_Data_:
· · ·

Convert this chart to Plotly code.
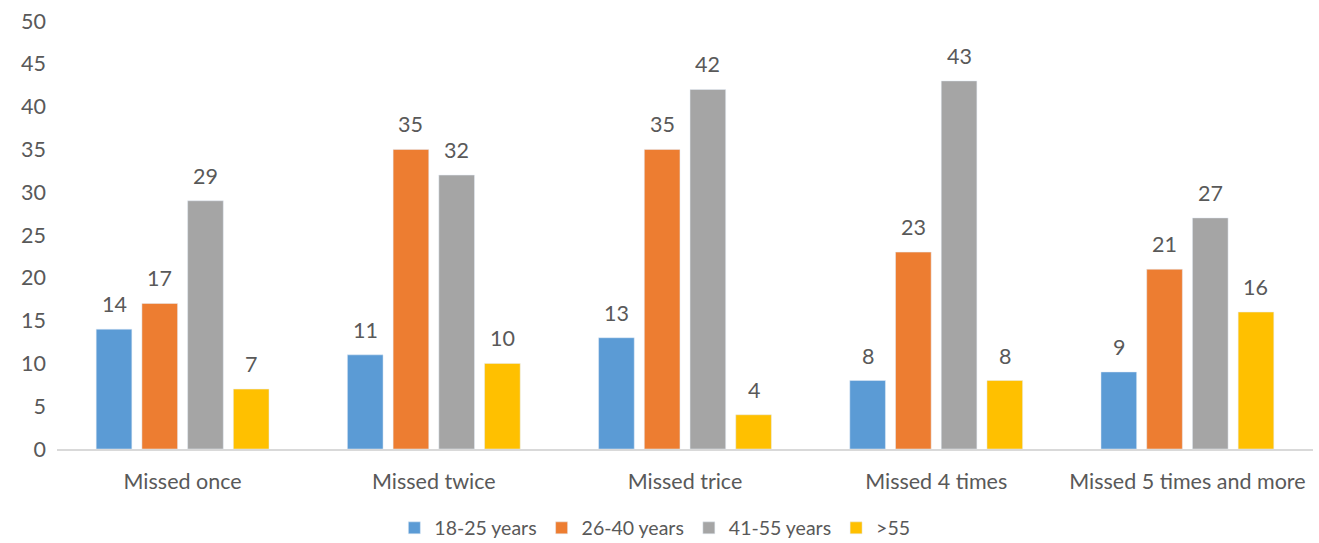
import plotly.graph_objects as go

categories = ["Missed once", "Missed twice", "Missed trice", "Missed 4 times", "Missed 5 times and more"]
series_names = ["18-25 years", "26-40 years", "41-55 years", ">55"]
v_18_25 = [14, 11, 13, 8, 9]
v_26_40 = [17, 35, 35, 23, 21]
v_41_55 = [29, 32, 42, 43, 27]
v_55 = [7, 10, 4, 8, 16]
colors = ["#5B9BD5", "#ED7D31", "#A5A5A5", "#FFC000"]

font = "Lato, 'Open Sans', sans-serif"
txt = "#595959"
fs = 21.5
slot_px = 45.7

fig = go.Figure()
all_series = [v_18_25, v_26_40, v_41_55, v_55]
for i, (name, vals, c) in enumerate(zip(series_names, all_series, colors)):
    fig.add_trace(go.Bar(x=categories, y=vals, name=name, marker_color=c))
    for cat, v in zip(categories, vals):
        fig.add_annotation(x=cat, y=v, text=str(v), showarrow=False,
                           yanchor="bottom", yshift=10, xshift=(i - 1.5) * slot_px,
                           font=dict(size=fs, color=txt, family=font))

fig.update_layout(
    width=1319, height=543,
    margin=dict(l=57, r=6, t=21, b=94, autoexpand=False),
    paper_bgcolor="white", plot_bgcolor="white",
    barmode="group", bargap=0.272, bargroupgap=0.22,
    font=dict(family=font, size=fs, color=txt),
    showlegend=True,
    legend=dict(orientation="h", x=0.476, xanchor="center", y=-0.185, yanchor="middle",
                font=dict(size=19.5, color=txt, family=font), itemwidth=30,
                traceorder="normal"),
    xaxis=dict(showgrid=False, showline=True, linecolor="#D9D9D9", linewidth=1.5,
               ticks="", tickfont=dict(size=fs, color=txt, family=font),
               ticklabelstandoff=12, automargin=False),
    yaxis=dict(range=[0, 50], dtick=5, showgrid=False, zeroline=False, showline=False,
               tickfont=dict(size=fs, color=txt, family=font), ticklabelstandoff=10,
               automargin=False),
)

fig.write_html("out.html")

· · ·

_Task objective_:
Transcribe the full listing character for character. Pictures are excluded.

_Expected answer_:
Convert this chart to Plotly code.
import plotly.graph_objects as go

categories = ["Missed once", "Missed twice", "Missed trice", "Missed 4 times", "Missed 5 times and more"]
series_names = ["18-25 years", "26-40 years", "41-55 years", ">55"]
v_18_25 = [14, 11, 13, 8, 9]
v_26_40 = [17, 35, 35, 23, 21]
v_41_55 = [29, 32, 42, 43, 27]
v_55 = [7, 10, 4, 8, 16]
colors = ["#5B9BD5", "#ED7D31", "#A5A5A5", "#FFC000"]

font = "Lato, 'Open Sans', sans-serif"
txt = "#595959"
fs = 21.5
slot_px = 45.7

fig = go.Figure()
all_series = [v_18_25, v_26_40, v_41_55, v_55]
for i, (name, vals, c) in enumerate(zip(series_names, all_series, colors)):
    fig.add_trace(go.Bar(x=categories, y=vals, name=name, marker_color=c))
    for cat, v in zip(categories, vals):
        fig.add_annotation(x=cat, y=v, text=str(v), showarrow=False,
                           yanchor="bottom", yshift=10, xshift=(i - 1.5) * slot_px,
                           font=dict(size=fs, color=txt, family=font))

fig.update_layout(
    width=1319, height=543,
    margin=dict(l=57, r=6, t=21, b=94, autoexpand=False),
    paper_bgcolor="white", plot_bgcolor="white",
    barmode="group", bargap=0.272, bargroupgap=0.22,
    font=dict(family=font, size=fs, color=txt),
    showlegend=True,
    legend=dict(orientation="h", x=0.476, xanchor="center", y=-0.185, yanchor="middle",
                font=dict(size=19.5, color=txt, family=font), itemwidth=30,
                traceorder="normal"),
    xaxis=dict(showgrid=False, showline=True, linecolor="#D9D9D9", linewidth=1.5,
               ticks="", tickfont=dict(size=fs, color=txt, family=font),
               ticklabelstandoff=12, automargin=False),
    yaxis=dict(range=[0, 50], dtick=5, showgrid=False, zeroline=False, showline=False,
               tickfont=dict(size=fs, color=txt, family=font), ticklabelstandoff=10,
               automargin=False),
)

fig.write_html("out.html")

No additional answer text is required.